Real Time Digital Filters
Real Time Digital Filters can be used to filter a measured signal in real time. Filter characteristics can be defined by the user to meet the requirements of a specific application. Real-time digital filters are applied in the data conditioning phase. The filters are designed with a graphic design tool and then uploaded to the front-end for real-time calculation. The graphic design tool defines the filter performance vertical axis with a dB scale. The horizontal axis is defined as relative frequency.
For example, a user might want to look at the energy distribution for a specific band of frequencies over time instead of for the entire frequency spectrum. This can be done by creating a band-pass filter and then applying an RMS estimator to the output of the filter.
The figure below shows a graphical representation of the process used to define a real time filter in the EDM software. The icon on the left, CH1 represents the native measured time stream. It is connected to an IIR Filter which computes a signal named iirfilter (ch1) which is connected to an RMS estimator. The output of the RMS estimator is a signal named rms(iirfilter(ch1)).
The Real Time Digital Filters option includes three types of digital filters: Finite Impulse Response (FIR), Infinite Impulse Response (IIR) and decimation filters. For the FIR and IIR filters you can specify: low-pass, high-pass, band-pass or band-stop filters with several different methods.
This chapter first explains some filter design theory and then introduces filter operations provided by EDM software and Spider hardware.
The goal of filter design is to calculate a series of filter coefficients based on user specified criteria. The criteria are often described by following variables:
Number of filter coefficients: this is also known as the order of the filter. The filter order defines how many coefficients are required to define the filter. A lower order filter consists has fewer coefficients. A low order filter responds faster than a higher order filter so there are fewer time lags between the input and output of the filter.
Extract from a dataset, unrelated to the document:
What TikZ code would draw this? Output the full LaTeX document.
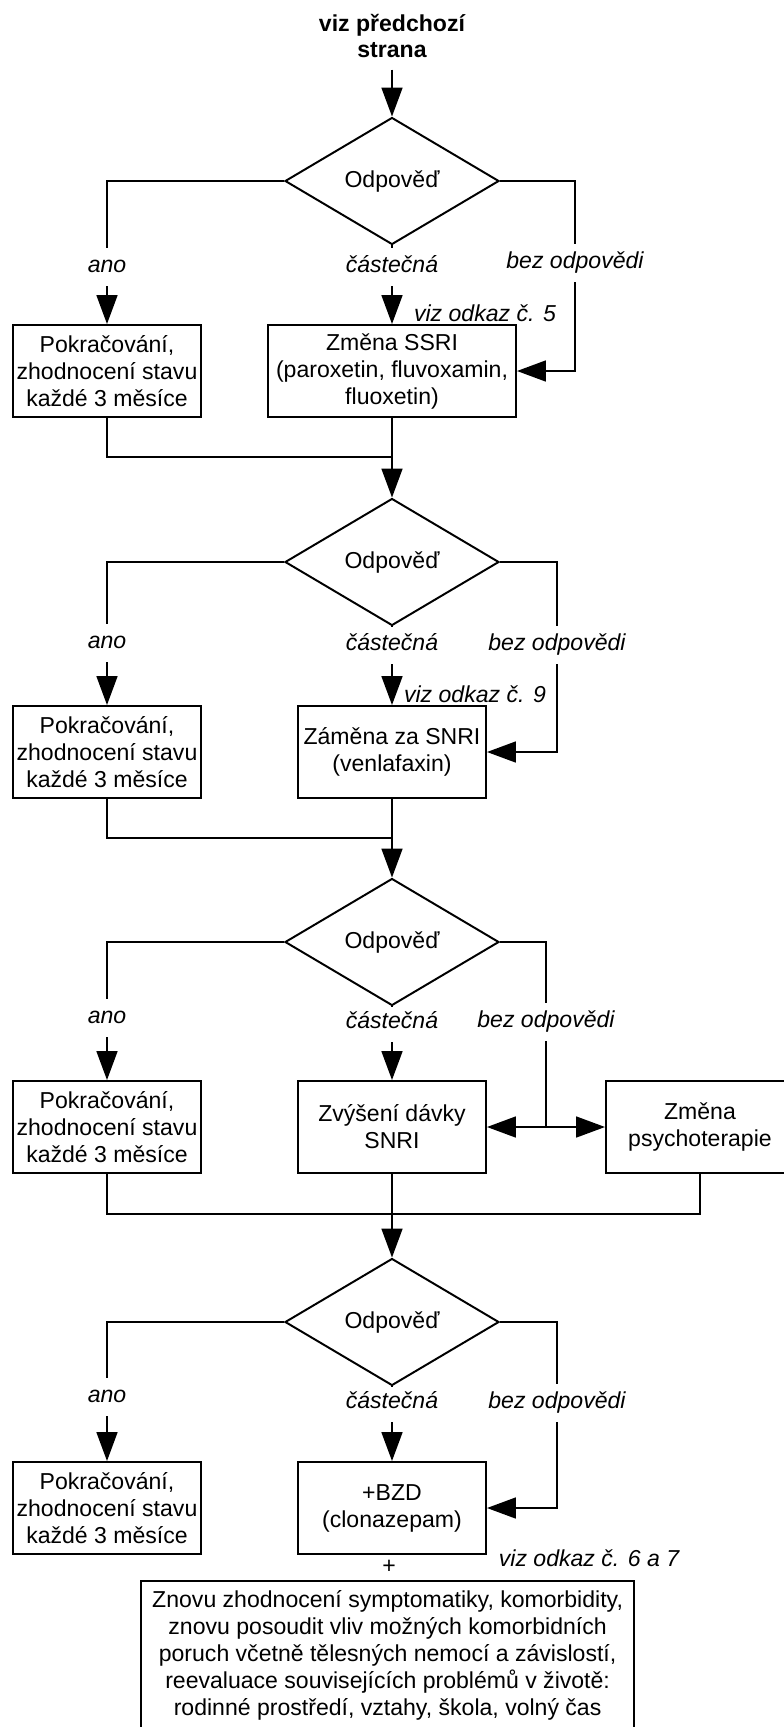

Cutoff frequencies: For low-pass or high-pass filters, only one cutoff frequency is needed. Band-pass or band-stop filters require two cutoff frequencies to fully define the filter shape. Figure 172 shows a typical band-pass filter design with the two cutoff frequencies set to approximately 0.1 and 0.2 Hz.
Stop-Band Attenuation: This specification defines how much of the input signal is cut out of the output at the rejected frequencies. In theory, the higher the attenuation the better the filter. The stop-band attenuation is greater than 40 dB as seen from the highest side lobe just below 0.25 Hz.
Pass-Band Ripple: Ripple is an unavoidable characteristic if a digital filter. It refers to the fluctuation in the filter shape outside the transition frequencies. If a very flat filter is required then it can be specified by choosing a very low ripple. In Figure 172, the ripple is seen in the stop band but no ripple is evident in the pass-band. Ideally the pass-band should be very flat and some ripple is tolerable in the stop-band.
Width of transition bands: This refers to the filter shape between a band-pass and a stop-band region. Ideally this transition band should be very small. However, a very narrow transitional band requires a higher order filter which affects the filter response time and can also affect ripple. The transition bands are between 0.05 to 0.1 and 0.2 to 0.25.
In most cases filter design includes making trade offs between minimizing the filter order, ripple, transition band-width, and response time. Not all can be satisfied at the same time. Filter design can be an iterative process and experience is helpful.